Noble began teaching at Notre Dame in Jan. 2001. He said even after 37 years of teaching over 7,000 students he finds inspiration from their vigor.

"I've spent my whole adult life with students. I think that keeps you young, it keeps you grounded. It keeps you excited about things," he said. "You can just draw on the energy of students."

Noble said he has always enjoyed reading and history, and these passions led to his career as a professor.

"I often kid with students, ‘My mother dropped me off at kindergarten and I never left,'" he said. "I've always been an academic."

One of his college professors pulled him aside and told him he could be a history professor, pushing him towards the profession, Noble said. His career decision was not made instantly, though.

"Probably most people suppose there was this blinding moment of inspiration, and it didn't happen that why," he said. "It was a slow process."

When he gives career advice to pupils, Noble said he tells students to combine their passions with their skills.

"Figure out what you really want to do, and figure out what you're good at and try to find a way to bring those two together," he said. "Do you have the fire in the belly? Do you really want to do this?"

Noble said he urges students not to base career decisions on what they will earn in terms of money, but instead on happiness. He said while being a history professor has taken a lot of hard work, he never regrets his career choice.

"I get up everyday and I am excited. I don't think everybody can say that," Noble said. "There is a payoff. The pleasures that come along with this don't have material value, they've got moral value."

Winning the award is an immense honor, Noble said.

"If you have been around Notre Dame any length of time, you know this is really a wonderful award.

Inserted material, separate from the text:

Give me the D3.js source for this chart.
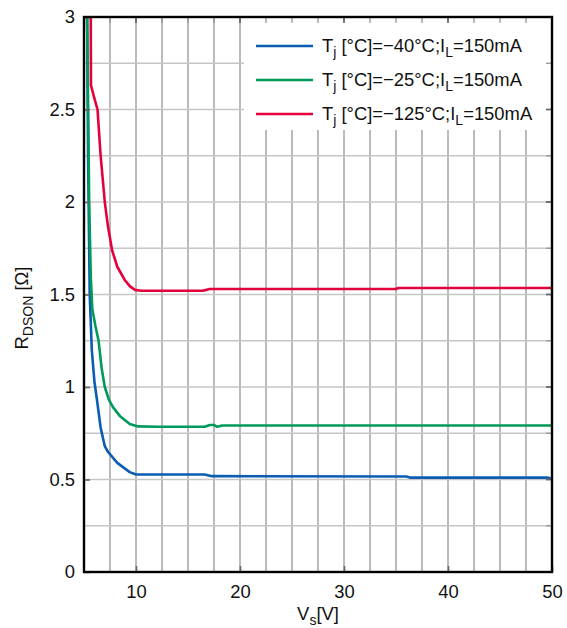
<!DOCTYPE html>
<html>
<head>
<meta charset="utf-8">
<script src="https://cdn.jsdelivr.net/npm/d3@7"></script>
<style>
  body { margin: 0; background: #fff; }
  text { font-family: "Liberation Sans", Arial, sans-serif; fill: #111; }
</style>
</head>
<body>
<svg></svg>
<script>
// R_DSON vs V_s
const blueData = [[5.3,3.0],[5.4,2.2],[5.55,1.5],[5.75,1.2],[6.0,1.03],[6.25,0.93],[6.6,0.78],[7.0,0.68],[7.3,0.65],[8.2,0.59],[9.4,0.54],[10,0.527],[16.6,0.527],[17.3,0.518],[36,0.516],[36.4,0.51],[49.5,0.51],[50,0.505]];
const greenData = [[5.3,3.0],[5.4,2.5],[5.5,2.0],[5.65,1.6],[5.8,1.42],[6.1,1.33],[6.4,1.25],[6.7,1.1],[7.0,1.0],[7.4,0.93],[7.8,0.89],[8.5,0.84],[9.4,0.80],[10.2,0.787],[12,0.785],[16.6,0.785],[17.1,0.795],[17.5,0.795],[17.8,0.785],[18.3,0.792],[25,0.792],[50,0.792]];
const redData = [[5.65,3.0],[5.67,2.63],[6.0,2.56],[6.3,2.5],[6.6,2.25],[7.0,2.0],[7.3,1.87],[7.7,1.74],[8.2,1.65],[8.9,1.58],[9.4,1.545],[9.9,1.525],[10.5,1.52],[16.4,1.52],[17.1,1.53],[35,1.53],[35.2,1.535],[50,1.535]];

const seriesTemps = ["\u221240", "\u221225", "\u2212125"];
const seriesColors = ["#0a5db3", "#009a5a", "#e4003b"];
const seriesData = [blueData, greenData, redData];

const xTicks = [10, 20, 30, 40, 50];
const yTicks = [0, 0.5, 1, 1.5, 2, 2.5, 3];

let width = 567;
let height = 628;
let pLeft = 84, pRight = 552, pTop = 17, pBottom = 572;
let svg = d3.select('svg').attr('width', width).attr('height', height);

let xScale = d3.scaleLinear().domain([5, 50]).range([pLeft, pRight]);
let yScale = d3.scaleLinear().domain([0, 3]).range([pBottom, pTop]);

const xGrid = d3.range(7.5, 50, 2.5);
const yGrid = d3.range(0.25, 3, 0.25);

// grid
svg.append('g').selectAll('line')
   .data(xGrid).enter().append('line')
   .attr('x1', d => xScale(d)).attr('x2', d => xScale(d))
   .attr('y1', pTop).attr('y2', pBottom)
   .attr('stroke', '#969696').attr('stroke-width', 1.3);

svg.append('g').selectAll('line')
   .data(yGrid).enter().append('line')
   .attr('x1', pLeft).attr('x2', pRight)
   .attr('y1', d => yScale(d)).attr('y2', d => yScale(d))
   .attr('stroke', '#c6c6c6').attr('stroke-width', 1.3);

// curves
const line = d3.line().x(d => xScale(d[0])).y(d => yScale(d[1]));
svg.append('g').selectAll('path')
   .data(seriesData).enter().append('path')
   .attr('d', d => line(d))
   .attr('fill', 'none')
   .attr('stroke', (d, i) => seriesColors[i])
   .attr('stroke-width', 2.6)
   .attr('stroke-linejoin', 'round');

// legend
svg.append('rect')
   .attr('x', 244).attr('y', pTop).attr('width', pRight - 244).attr('height', 113)
   .attr('fill', '#fff');

const legend = svg.append('g');
seriesTemps.forEach((t, i) => {
    let yy = 46 + i * 34;
    legend.append('line')
          .attr('x1', 256).attr('x2', 313).attr('y1', yy).attr('y2', yy)
          .attr('stroke', seriesColors[i]).attr('stroke-width', 2.6);
    let txt = legend.append('text')
          .attr('x', 322).attr('y', yy + 6)
          .style('font-size', '18.4px');
    txt.append('tspan').text('T');
    txt.append('tspan').text('j').attr('dy', 5).style('font-size', '14px');
    txt.append('tspan').text(' [\u00b0C]=' + t + '\u00b0C;I').attr('dy', -5);
    txt.append('tspan').text('L').attr('dy', 5).style('font-size', '14px');
    txt.append('tspan').text('=150mA').attr('dy', -5);
});

// minor tick stubs on top and right edges
svg.append('g').selectAll('line')
   .data(xGrid).enter().append('line')
   .attr('x1', d => xScale(d)).attr('x2', d => xScale(d))
   .attr('y1', pTop).attr('y2', pTop + 6)
   .attr('stroke', '#969696').attr('stroke-width', 1.3);
svg.append('g').selectAll('line')
   .data(yGrid).enter().append('line')
   .attr('x1', pRight - 6).attr('x2', pRight)
   .attr('y1', d => yScale(d)).attr('y2', d => yScale(d))
   .attr('stroke', '#969696').attr('stroke-width', 1.3);
svg.append('g').selectAll('line')
   .data(xTicks).enter().append('line')
   .attr('x1', d => xScale(d)).attr('x2', d => xScale(d))
   .attr('y1', pTop).attr('y2', pTop + 6)
   .attr('stroke', '#666').attr('stroke-width', 1.6);
svg.append('g').selectAll('line')
   .data(yTicks).enter().append('line')
   .attr('x1', pRight - 6).attr('x2', pRight)
   .attr('y1', d => yScale(d)).attr('y2', d => yScale(d))
   .attr('stroke', '#666').attr('stroke-width', 1.6);

// axes
let xAxis = d3.axisBottom(xScale).tickValues(xTicks).tickSize(-6).tickPadding(13)
              .tickFormat(d3.format('~g'));
let yAxis = d3.axisLeft(yScale).tickValues(yTicks).tickSize(-6).tickPadding(9)
              .tickFormat(d3.format('~g'));

let gx = svg.append('g')
   .attr('transform', 'translate(0,' + pBottom + ')')
   .call(xAxis);
let gy = svg.append('g')
   .attr('transform', 'translate(' + pLeft + ',0)')
   .call(yAxis);
[gx, gy].forEach(g => {
    g.select('.domain').remove();
    g.selectAll('.tick line').attr('stroke', '#666').attr('stroke-width', 1.6);
    g.selectAll('.tick text').style('font-size', '18.4px').attr('fill', '#111')
     .style('font-family', '"Liberation Sans", Arial, sans-serif');
});

// frame
svg.append('rect')
   .attr('x', pLeft).attr('y', pTop).attr('width', pRight - pLeft).attr('height', pBottom - pTop)
   .attr('fill', 'none').attr('stroke', '#000').attr('stroke-width', 2.4);

// axis titles
let xt = svg.append('text')
   .attr('x', (pLeft + pRight) / 2).attr('y', 620)
   .attr('text-anchor', 'middle').style('font-size', '18.4px');
xt.append('tspan').text('V');
xt.append('tspan').text('s').attr('dy', 5).style('font-size', '14px');
xt.append('tspan').text('[V]').attr('dy', -5);

let yt = svg.append('text')
   .attr('transform', 'translate(28,308) rotate(-90)')
   .attr('text-anchor', 'middle').style('font-size', '18.4px');
yt.append('tspan').text('R');
yt.append('tspan').text('DSON').attr('dy', 5).style('font-size', '14px');
yt.append('tspan').text(' [\u03a9]').attr('dy', -5);
</script>
</body>
</html>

It's very prestigious award, a very humbling award," he said. "You think of all the great people who have won this award, and you think you have been put in that club — that is pretty special."

Seeing future leaders as they begin their careers is a favorite aspect of his job, Noble said.

"One of the things that teaching young people over all these years has done is make me optimistic or confident," he said. "We're handing the world over to good people."

Noble said the culture of students at the University is unlike anywhere he has taught.

"There is an ethos here that is different from anyplace else. There is this very powerful sense of family," he said. "People talk about the Notre Dame family. You'd have to be utterly without senses not to feel it."

Interacting with other members of the University family has been the most defining aspect of his experience as a professor at Notre Dame, Noble said.

"I can't think of one moment that just stands out to me, but the picture that kept playing on my mind's screen was all these people that I meet who are connected to this place in lots of different ways, whether they are alums, parents, students," Noble said.

Noble directed the Medieval Institute for his first eight years at Notre Dame, then became chair of the Department of History three years ago. After an upcoming year of leave, he said he anticipates returning to teach at the University.

"I've never been just a professor at Notre Dame, so when I come back from my leave I am really excited for that," Noble said. "I have a couple of ideas for new classes I might teach."

Noble said he has reexamined his career after winning the award, and still appreciates the opportunity he has been granted.

"In some ways, I can't believe people pay me to do this," he said. "It's a real privilege."